Output the data word for word, dropping every image.

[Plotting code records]
[Begin]
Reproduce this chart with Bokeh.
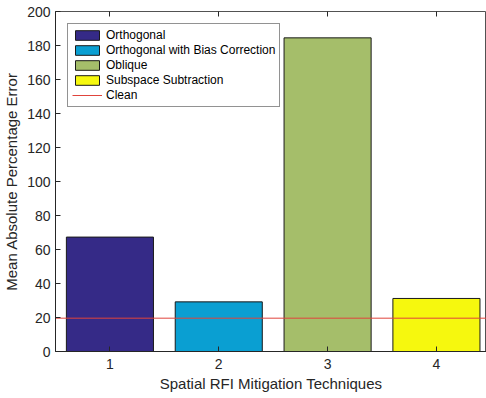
from bokeh.plotting import figure
from bokeh.models import Range1d, LinearAxis, FixedTicker, Legend, LegendItem
from bokeh.embed import file_html
from bokeh.resources import INLINE

techniques = ["Orthogonal", "Orthogonal with Bias Correction", "Oblique", "Subspace Subtraction"]
positions = [1, 2, 3, 4]
mape = [67.3, 29.2, 184.5, 31.2]
clean_level = 19.6
bar_colors = ["#352A87", "#0A9FD2", "#A5BE6A", "#F6F80E"]
y_ticks = [0, 20, 40, 60, 80, 100, 120, 140, 160, 180, 200]

FONT = "Liberation Sans"
AX = "#262626"

p = figure(width=486, height=398, output_backend="svg", toolbar_location=None,
           x_range=Range1d(0.5, 4.46), y_range=Range1d(0, 200),
           min_border_left=55, min_border_right=0, min_border_top=11, min_border_bottom=47)
p.grid.visible = False
p.outline_line_color = AX
p.outline_line_width = 0.8
p.background_fill_color = "white"
p.border_fill_color = "white"

items = []
for x, v, c, name in zip(positions, mape, bar_colors, techniques):
    r = p.vbar(x=[x], top=[v], bottom=0, width=0.8, fill_color=c,
               line_color="#1a1a1a", line_width=1)
    items.append(LegendItem(label=name, renderers=[r]))

xs = [positions[0] - 1, positions[-1] + 1]
lr = p.line(x=xs, y=[clean_level, clean_level], line_color="#E0443C", line_width=1)
items.append(LegendItem(label="Clean", renderers=[lr]))

for ax in (p.xaxis[0], p.yaxis[0]):
    ax.axis_line_color = AX
    ax.major_tick_line_color = AX
    ax.major_tick_in = 5
    ax.major_tick_out = 0
    ax.minor_tick_line_color = None
    ax.major_label_text_font = FONT
    ax.major_label_text_font_size = "14px"
    ax.major_label_text_color = AX
    ax.axis_label_text_font = FONT
    ax.axis_label_text_font_size = "15px"
    ax.axis_label_text_font_style = "normal"
    ax.axis_label_text_color = AX

p.xaxis.ticker = FixedTicker(ticks=positions)
p.yaxis.ticker = FixedTicker(ticks=y_ticks)
p.xaxis.axis_label = "Spatial RFI Mitigation Techniques"
p.yaxis.axis_label = "Mean Absolute Percentage Error"
p.xaxis.major_label_standoff = 7
p.yaxis.major_label_standoff = 5
p.xaxis.axis_label_standoff = 3
p.yaxis.axis_label_standoff = 4

# inner ticks on top (box style)
top = LinearAxis(ticker=FixedTicker(ticks=positions), major_tick_in=5, major_tick_out=0,
                 major_label_overrides={t: "" for t in positions}, major_label_standoff=0,
                 axis_line_color=None, major_tick_line_color=AX, minor_tick_line_color=None)
p.add_layout(top, "above")

legend = Legend(items=items, location="top_left", margin=12, padding=4, spacing=1,
                glyph_width=30, glyph_height=12, label_height=12, label_standoff=4,
                label_text_font=FONT, label_text_font_size="12px", label_text_color="#000000",
                border_line_color=AX, border_line_width=0.8, background_fill_alpha=1)
p.add_layout(legend, "center")

open("out.html", "w").write(file_html(p, INLINE))
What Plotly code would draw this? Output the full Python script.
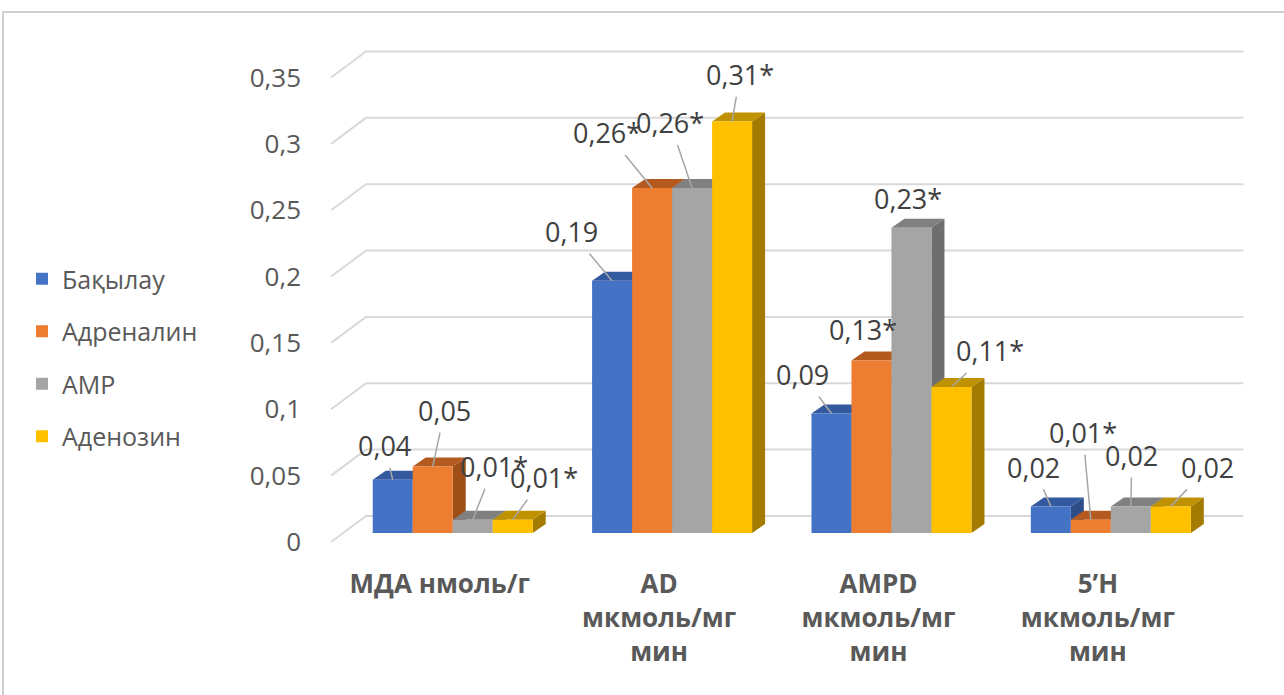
[End]
TASK OUTPUT =>
Reproduce this chart with Bokeh.
from bokeh.plotting import figure
from bokeh.models import Range1d, LinearAxis, FixedTicker, Legend, LegendItem
from bokeh.embed import file_html
from bokeh.resources import INLINE

techniques = ["Orthogonal", "Orthogonal with Bias Correction", "Oblique", "Subspace Subtraction"]
positions = [1, 2, 3, 4]
mape = [67.3, 29.2, 184.5, 31.2]
clean_level = 19.6
bar_colors = ["#352A87", "#0A9FD2", "#A5BE6A", "#F6F80E"]
y_ticks = [0, 20, 40, 60, 80, 100, 120, 140, 160, 180, 200]

FONT = "Liberation Sans"
AX = "#262626"

p = figure(width=486, height=398, output_backend="svg", toolbar_location=None,
           x_range=Range1d(0.5, 4.46), y_range=Range1d(0, 200),
           min_border_left=55, min_border_right=0, min_border_top=11, min_border_bottom=47)
p.grid.visible = False
p.outline_line_color = AX
p.outline_line_width = 0.8
p.background_fill_color = "white"
p.border_fill_color = "white"

items = []
for x, v, c, name in zip(positions, mape, bar_colors, techniques):
    r = p.vbar(x=[x], top=[v], bottom=0, width=0.8, fill_color=c,
               line_color="#1a1a1a", line_width=1)
    items.append(LegendItem(label=name, renderers=[r]))

xs = [positions[0] - 1, positions[-1] + 1]
lr = p.line(x=xs, y=[clean_level, clean_level], line_color="#E0443C", line_width=1)
items.append(LegendItem(label="Clean", renderers=[lr]))

for ax in (p.xaxis[0], p.yaxis[0]):
    ax.axis_line_color = AX
    ax.major_tick_line_color = AX
    ax.major_tick_in = 5
    ax.major_tick_out = 0
    ax.minor_tick_line_color = None
    ax.major_label_text_font = FONT
    ax.major_label_text_font_size = "14px"
    ax.major_label_text_color = AX
    ax.axis_label_text_font = FONT
    ax.axis_label_text_font_size = "15px"
    ax.axis_label_text_font_style = "normal"
    ax.axis_label_text_color = AX

p.xaxis.ticker = FixedTicker(ticks=positions)
p.yaxis.ticker = FixedTicker(ticks=y_ticks)
p.xaxis.axis_label = "Spatial RFI Mitigation Techniques"
p.yaxis.axis_label = "Mean Absolute Percentage Error"
p.xaxis.major_label_standoff = 7
p.yaxis.major_label_standoff = 5
p.xaxis.axis_label_standoff = 3
p.yaxis.axis_label_standoff = 4

# inner ticks on top (box style)
top = LinearAxis(ticker=FixedTicker(ticks=positions), major_tick_in=5, major_tick_out=0,
                 major_label_overrides={t: "" for t in positions}, major_label_standoff=0,
                 axis_line_color=None, major_tick_line_color=AX, minor_tick_line_color=None)
p.add_layout(top, "above")

legend = Legend(items=items, location="top_left", margin=12, padding=4, spacing=1,
                glyph_width=30, glyph_height=12, label_height=12, label_standoff=4,
                label_text_font=FONT, label_text_font_size="12px", label_text_color="#000000",
                border_line_color=AX, border_line_width=0.8, background_fill_alpha=1)
p.add_layout(legend, "center")

open("out.html", "w").write(file_html(p, INLINE))
What Plotly code would draw this? Output the full Python script.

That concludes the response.